In “Predatory Mission,” Ms. Brown is recruited to minister to a stunned congregation in a small Massachusetts town. Both the former woman minister and, shortly afterwards, a congregant and her children, have all gone missing.

The common thread is that the lives of both women have intersected with the minister of a neighboring church of evangelical bent led by a handsome and charismatic minister.

In the course of unraveling the mystery, we are also invited to experience the real life pastoral mission of tending to others who are in emotional and spiritual distress. Writers are always advised to “write what you know,” and that’s what you get here: real-life situations that we recognize or have encountered.

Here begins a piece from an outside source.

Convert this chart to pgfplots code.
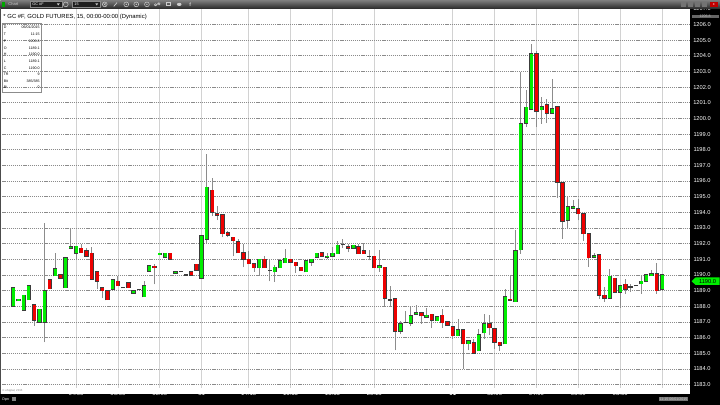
\documentclass[border=0pt]{standalone}
\usepackage{fontspec}
\setmainfont{Liberation Sans}
\usepackage{pgfplots}
\usepackage{pgfplotstable}
\pgfplotsset{compat=1.18}
\definecolor{cgreen}{HTML}{00EE00}
\definecolor{cred}{HTML}{EE0000}
\definecolor{outl}{HTML}{3C3C3C}
\definecolor{wickc}{HTML}{8C8C8C}
\definecolor{hgrid}{HTML}{8A8A8A}
\definecolor{vgrid}{HTML}{D2D2D2}

\pgfplotstableread{
i O H L C
0 1188.0 1189.2 1188.0 1189.2
1 1188.35 1188.45 1188.35 1188.45
2 1187.74 1188.7 1187.74 1188.7
3 1188.42 1189.3 1188.42 1189.3
5 1187.0 1187.8 1187.0 1187.8
6 1187.0 1193.3 1185.7 1189.0
8 1189.94 1191.4 1189.94 1190.4
10 1189.2 1191.1 1189.2 1191.1
11 1191.7 1193.0 1191.7 1191.8
12 1191.4 1191.83 1191.0 1191.83
19 1189.1 1189.68 1189.1 1189.68
21 1189.2 1189.2 1189.2 1189.2
23 1188.85 1189.0 1188.85 1189.0
24 1189.1 1189.1 1189.1 1189.1
25 1188.6 1189.6 1188.6 1189.32
26 1190.23 1190.6 1190.23 1190.6
28 1191.3 1191.4 1191.3 1191.4
29 1191.12 1191.4 1191.12 1191.4
31 1190.12 1190.2 1190.12 1190.2
32 1190.2 1190.2 1190.2 1190.2
33 1190.0 1190.0 1190.0 1190.0
36 1189.8 1192.5 1189.8 1192.5
37 1192.3 1197.74 1192.04 1195.6
47 1190.45 1191.0 1190.0 1191.0
49 1190.3 1190.98 1189.6 1190.3
50 1190.2 1190.66 1189.55 1190.5
51 1190.45 1190.9 1190.45 1190.9
52 1190.78 1191.68 1190.78 1191.08
56 1190.2 1190.9 1190.2 1190.9
57 1190.8 1191.0 1190.6 1191.0
58 1191.12 1191.4 1191.12 1191.4
60 1191.12 1191.4 1191.0 1191.19
61 1191.2 1191.8 1191.2 1191.4
62 1191.36 1192.17 1191.36 1191.9
63 1191.93 1192.3 1191.7 1191.93
65 1191.72 1191.9 1191.72 1191.9
68 1191.2 1191.57 1190.93 1191.2
70 1190.45 1191.6 1190.2 1190.6
72 1188.4 1189.3 1187.96 1188.4
74 1186.4 1187.06 1186.23 1186.9
75 1186.94 1187.7 1186.94 1186.94
76 1186.91 1187.96 1186.72 1187.4
77 1187.49 1188.06 1187.49 1187.6
79 1187.32 1187.9 1187.32 1187.42
81 1187.08 1187.32 1187.08 1187.32
85 1186.13 1187.2 1186.13 1186.5
87 1185.6 1185.81 1185.19 1185.81
89 1185.15 1186.57 1185.15 1186.19
90 1186.32 1187.53 1185.94 1186.9
94 1185.6 1189.1 1185.6 1188.6
96 1188.3 1192.9 1188.3 1191.53
97 1191.6 1202.95 1191.36 1199.65
98 1199.7 1201.8 1199.44 1200.72
99 1200.6 1204.76 1200.6 1204.12
101 1200.55 1201.36 1199.65 1200.74
103 1200.34 1202.5 1200.34 1200.6
106 1193.48 1194.98 1192.96 1194.34
107 1194.26 1194.76 1194.26 1194.34
111 1191.15 1191.4 1191.15 1191.23
114 1188.5 1190.4 1188.5 1189.91
116 1188.91 1189.32 1187.9 1189.32
118 1189.23 1189.4 1188.9 1189.23
119 1189.3 1189.3 1189.3 1189.3
120 1189.44 1190.0 1188.8 1189.6
121 1189.6 1190.02 1189.6 1190.02
122 1189.96 1190.3 1189.96 1190.08
124 1189.1 1190.0 1189.1 1190.0
}\greendata

\pgfplotstableread{
i O H L C
4 1188.1 1188.1 1186.75 1187.1
7 1189.7 1189.7 1189.13 1189.13
9 1190.02 1190.02 1189.8 1189.8
13 1191.7 1192.0 1191.42 1191.42
14 1191.53 1191.74 1191.2 1191.2
15 1191.4 1191.8 1189.72 1189.72
16 1190.2 1190.2 1189.1 1189.6
17 1189.19 1189.19 1188.5 1189.0
18 1188.98 1188.98 1188.42 1188.42
20 1189.6 1189.94 1189.3 1189.3
22 1189.5 1189.5 1189.2 1189.2
27 1190.55 1190.72 1189.4 1190.47
30 1191.38 1191.38 1191.0 1191.0
34 1190.2 1190.2 1190.0 1190.0
35 1190.68 1190.68 1190.3 1190.3
38 1195.4 1196.2 1193.74 1194.0
39 1193.9 1194.4 1193.5 1193.8
40 1193.85 1193.85 1192.4 1192.64
41 1192.68 1192.8 1192.4 1192.53
42 1192.4 1192.4 1191.2 1192.2
43 1192.12 1192.3 1191.42 1191.42
44 1191.42 1192.0 1190.5 1191.0
45 1191.0 1191.5 1190.72 1190.72
46 1190.72 1190.72 1190.2 1190.45
48 1191.0 1191.2 1190.45 1190.45
53 1191.0 1191.0 1190.8 1190.8
54 1190.8 1190.8 1190.13 1190.6
55 1190.5 1190.5 1190.27 1190.27
59 1191.42 1191.42 1191.2 1191.2
64 1191.79 1192.0 1191.45 1191.7
66 1191.79 1192.0 1191.36 1191.36
67 1191.53 1192.0 1191.36 1191.36
69 1191.2 1191.2 1190.45 1190.45
71 1190.5 1190.5 1188.0 1188.53
73 1188.49 1188.49 1185.19 1186.4
78 1187.6 1187.6 1186.9 1187.4
80 1187.49 1187.49 1186.6 1187.1
82 1187.42 1187.8 1186.64 1186.94
83 1187.02 1187.02 1186.8 1186.8
84 1186.7 1186.7 1185.92 1186.13
86 1186.5 1186.5 1184.02 1185.6
88 1185.68 1185.9 1185.02 1185.02
91 1186.9 1187.42 1186.15 1186.62
92 1186.57 1186.57 1185.3 1185.72
93 1185.7 1185.7 1185.15 1185.5
95 1188.44 1190.0 1188.38 1188.38
100 1204.12 1204.3 1199.44 1200.44
102 1200.85 1201.25 1199.7 1200.34
104 1200.74 1200.74 1194.93 1195.93
105 1195.9 1195.9 1192.32 1193.42
108 1194.23 1194.87 1193.48 1193.9
109 1193.9 1193.9 1192.17 1192.64
110 1192.64 1192.64 1190.5 1191.1
112 1191.3 1191.3 1188.49 1188.7
113 1188.7 1189.23 1188.3 1188.5
115 1189.78 1189.78 1188.9 1188.9
117 1189.4 1189.76 1188.8 1189.1
123 1190.08 1190.77 1188.8 1189.0
}\reddata

\begin{document}
\begin{tikzpicture}[x=1pt,y=1pt]
\fill[white] (0,0) rectangle (720,405);
\fill[black] (690,0) rectangle (720,396);
\fill[black] (0,0) rectangle (720,11);
\begin{axis}[
  at={(0,11)}, anchor=south west,
  scale only axis, width=690pt, height=385pt,
  xmin=-2.484, xmax=129.35, ymin=1182.81, ymax=1207.38,
  axis line style={draw=none},
  major tick length=0pt,
  xtick={12,20,28,36,45,53,61,69,84,92,100,108,116,124},
  xticklabels={04:00,06:00,08:00,31,14:15,16:15,18:15,20:15,\textbf{01},02:00,04:00,06:00,08:00,{}},
  ytick={1183,1184,...,1207},
  yticklabel pos=right,
  ymajorgrids, xmajorgrids,
  y grid style={hgrid, dash pattern=on 1.2pt off 0.9pt, line width=0.6pt},
  x grid style={vgrid, line width=0.8pt},
  /pgf/number format/assume math mode=true,
  yticklabel style={/pgf/number format/fixed, /pgf/number format/fixed zerofill, /pgf/number format/precision=1, /pgf/number format/1000 sep={}, font=\fontsize{5.7}{6}\selectfont, text=white, anchor=center, inner sep=0pt, xshift=12pt},
  xticklabel style={font=\fontsize{6}{7}\selectfont, text=white, anchor=center, inner sep=0pt, yshift=-6pt},
]
% wicks
\addplot[draw=none, mark=none, forget plot, error bars/.cd, y dir=plus, y explicit, error mark=none, error bar style={draw=wickc, solid, line width=0.9pt}]
  table[x=i, y=L, y error plus expr=\thisrow{H}-\thisrow{L}] {\greendata};
\addplot[draw=none, mark=none, forget plot, error bars/.cd, y dir=plus, y explicit, error mark=none, error bar style={draw=wickc, solid, line width=0.9pt}]
  table[x=i, y=L, y error plus expr=\thisrow{H}-\thisrow{L}] {\reddata};
% body outlines
\addplot[draw=none, mark=none, forget plot, error bars/.cd, y dir=plus, y explicit, error mark=none, error bar style={draw=outl, solid, line width=4.3pt}]
  table[x=i, y expr=\thisrow{O}-0.035, y error plus expr=\thisrow{C}-\thisrow{O}+0.07] {\greendata};
\addplot[draw=none, mark=none, forget plot, error bars/.cd, y dir=plus, y explicit, error mark=none, error bar style={draw=outl, solid, line width=4.3pt}]
  table[x=i, y expr=\thisrow{C}-0.035, y error plus expr=\thisrow{O}-\thisrow{C}+0.07] {\reddata};
% bodies
\addplot[draw=none, mark=none, forget plot, error bars/.cd, y dir=plus, y explicit, error mark=none, error bar style={draw=cgreen, solid, line width=3.0pt}]
  table[x=i, y=O, y error plus expr=\thisrow{C}-\thisrow{O}] {\greendata};
\addplot[draw=none, mark=none, forget plot, error bars/.cd, y dir=plus, y explicit, error mark=none, error bar style={draw=cred, solid, line width=3.0pt}]
  table[x=i, y=C, y error plus expr=\thisrow{O}-\thisrow{C}] {\reddata};
\end{axis}
% left border
\draw[black!70, line width=1.2pt] (0.6,11) -- (0.6,396);
% toolbar
\shade[top color=black!50, bottom color=black!85] (0,396) rectangle (720,405);
\fill[green!65!black] (1.8,397.8) rectangle (4.6,403.2);
\node[anchor=west, inner sep=0pt, text=white!80!black, font=\fontsize{4}{4}\selectfont] at (8,400.5) {Chart};
\draw[black!45, fill=black!88, line width=0.4pt] (30,397.6) rectangle (61.5,403.6);
\node[anchor=west, inner sep=0pt, text=white, font=\fontsize{3.8}{4}\selectfont] at (32,400.6) {GC \#F};
\fill[white!80!black] (56.5,401.6) -- (59.5,401.6) -- (58,399.6) -- cycle;
\draw[white!80!black, line width=0.5pt] (65.5,400.6) circle (2.4);
\draw[black!45, fill=black!88, line width=0.4pt] (71.5,397.6) rectangle (100,403.6);
\node[anchor=west, inner sep=0pt, text=white, font=\fontsize{3.8}{4}\selectfont] at (74,400.6) {15};
\fill[white!80!black] (95,401.6) -- (98,401.6) -- (96.5,399.6) -- cycle;
\draw[white!80!black, line width=0.5pt] (104.5,400.6) circle (2.4);
\draw[white!80!black, line width=0.4pt] (103.3,399.4) -- (105.7,401.8) (103.3,401.8) -- (105.7,399.4);
\draw[white!80!black, line width=0.7pt] (113.5,398.6) -- (116.8,402.4);
\foreach \xx in {126,136,146.7} {\draw[white!80!black, line width=0.5pt] (\xx,400.6) circle (2.4); \fill[white!80!black] (\xx,400.6) circle (0.7);}
\draw[white!80!black, line width=0.6pt] (155.5,399.2) -- (158.5,402.2);
\draw[white!80!black, line width=0.5pt] (155.2,400.2) circle (1.1) (158.8,401.2) circle (1.1);
\draw[white!80!black, line width=0.5pt] (166,399.3) rectangle (170.5,402.6);
\fill[white!80!black] (179,400.6) ellipse (2.3 and 1.6);
\node[inner sep=0pt, text=white!80!black, font=\bfseries\fontsize{5}{5}\selectfont] at (190,400.6) {f};
\foreach \xx in {681,688,695,702} {\fill[black!55] (\xx,398) rectangle ++(5,5);}
\fill[red!75!black] (709.5,398) rectangle (718,403);
\node[inner sep=0pt, text=white, font=\fontsize{3.6}{4}\selectfont] at (713.7,400.5) {x};
% title
\node[anchor=west, inner sep=0pt, font=\fontsize{5.9}{6}\selectfont] at (3,388) {* GC \#F, GOLD FUTURES, 15, 00:00-00:00 (Dynamic)};
% info box
\draw[black!45, line width=0.4pt] (2,382) rectangle (40.5,313);
\foreach \lab/\val/\yy in {D/06\slash 01\slash 2015/378, T/11:15/371, P/1206.8/364, O/1189.1/357, H/1190.0/350.5, L/1189.1/344, C/1190.0/337, TR/9/330.5, Bit/385\slash 385/324, Bi/0/317.5} {
  \node[anchor=west, inner sep=0pt, font=\fontsize{3.6}{4}\selectfont] at (3.3,\yy) {\lab};
  \node[anchor=east, inner sep=0pt, font=\fontsize{3.6}{4}\selectfont] at (39.5,\yy) {\val};
}
% current price marker
\fill[cgreen] (691.5,123.7) -- (695.5,127.4) -- (719.5,127.4) -- (719.5,120) -- (695.5,120) -- cycle;
\node[inner sep=0pt, font=\fontsize{5.7}{6}\selectfont] at (707.5,123.7) {1190.0};
% high marker box
\fill[black!60] (691.5,386.8) rectangle (718.5,390.2);
\node[inner sep=0pt, text=white!75!black, font=\fontsize{3.6}{4}\selectfont] at (705,388.5) {1206.8};
% bottom texts
\node[anchor=west, inner sep=0pt, text=white, font=\fontsize{3.6}{4}\selectfont] at (2,5.5) {Dpn};
\fill[black!50] (12,3.5) rectangle (16,7.5);
\node[anchor=west, inner sep=0pt, text=black!50, font=\fontsize{2.8}{3}\selectfont] at (2,14) {© eSignal, 2015};
\node[fill=black!55, text=white!80!black, inner sep=0.8pt, font=\fontsize{3.6}{4}\selectfont] at (673.5,5.5) {11:15 06/01/2015};
\end{tikzpicture}
\end{document}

That’s not an accident. Ms. Campbell regards her mystery-writing as an extension of her ministry, a creative method of engaging the secular world with the life of the spirit. Be not afraid as a reader: these are not preachy, religious tracts. If that were the case, this correspondent would have run screaming into the night and someone else would be writing this review.

Olympia Brown books are not morality plays, they are about real stuff. Olympia understands what she is doing. A teenage unwed mother, Olympia, now in her 50s, has recently been reunited with her daughter and learning how to establish a relationship that includes her daughter’s adoptive parents.

Ms. Campbell holds advanced degrees in the arts and writing and uses several classic characters and sub-plots, including her slightly ditsy British gentleman partner, a clerical best friend and, whimsically, a house ghost who communicates via the chimes in the mantel clock.

The yarns are good. There is no mystery about the identity of the villain. The tension comes in trying to catch the clearly psychopathic rascal before he strikes again.

What occurred to me while reading Olympia Brown novels is that the author has quietly shifted my perspective from a thriller junkie to a student learning about the human condition. Olympia Brown becomes a welcome person who offers a primer on how to be of service to myself and others.

I love the high adrenaline Matthew Scudder and Jack Reacher stories. Always will. But Ms. Campbell offers me a different, gentler, and valuable experience.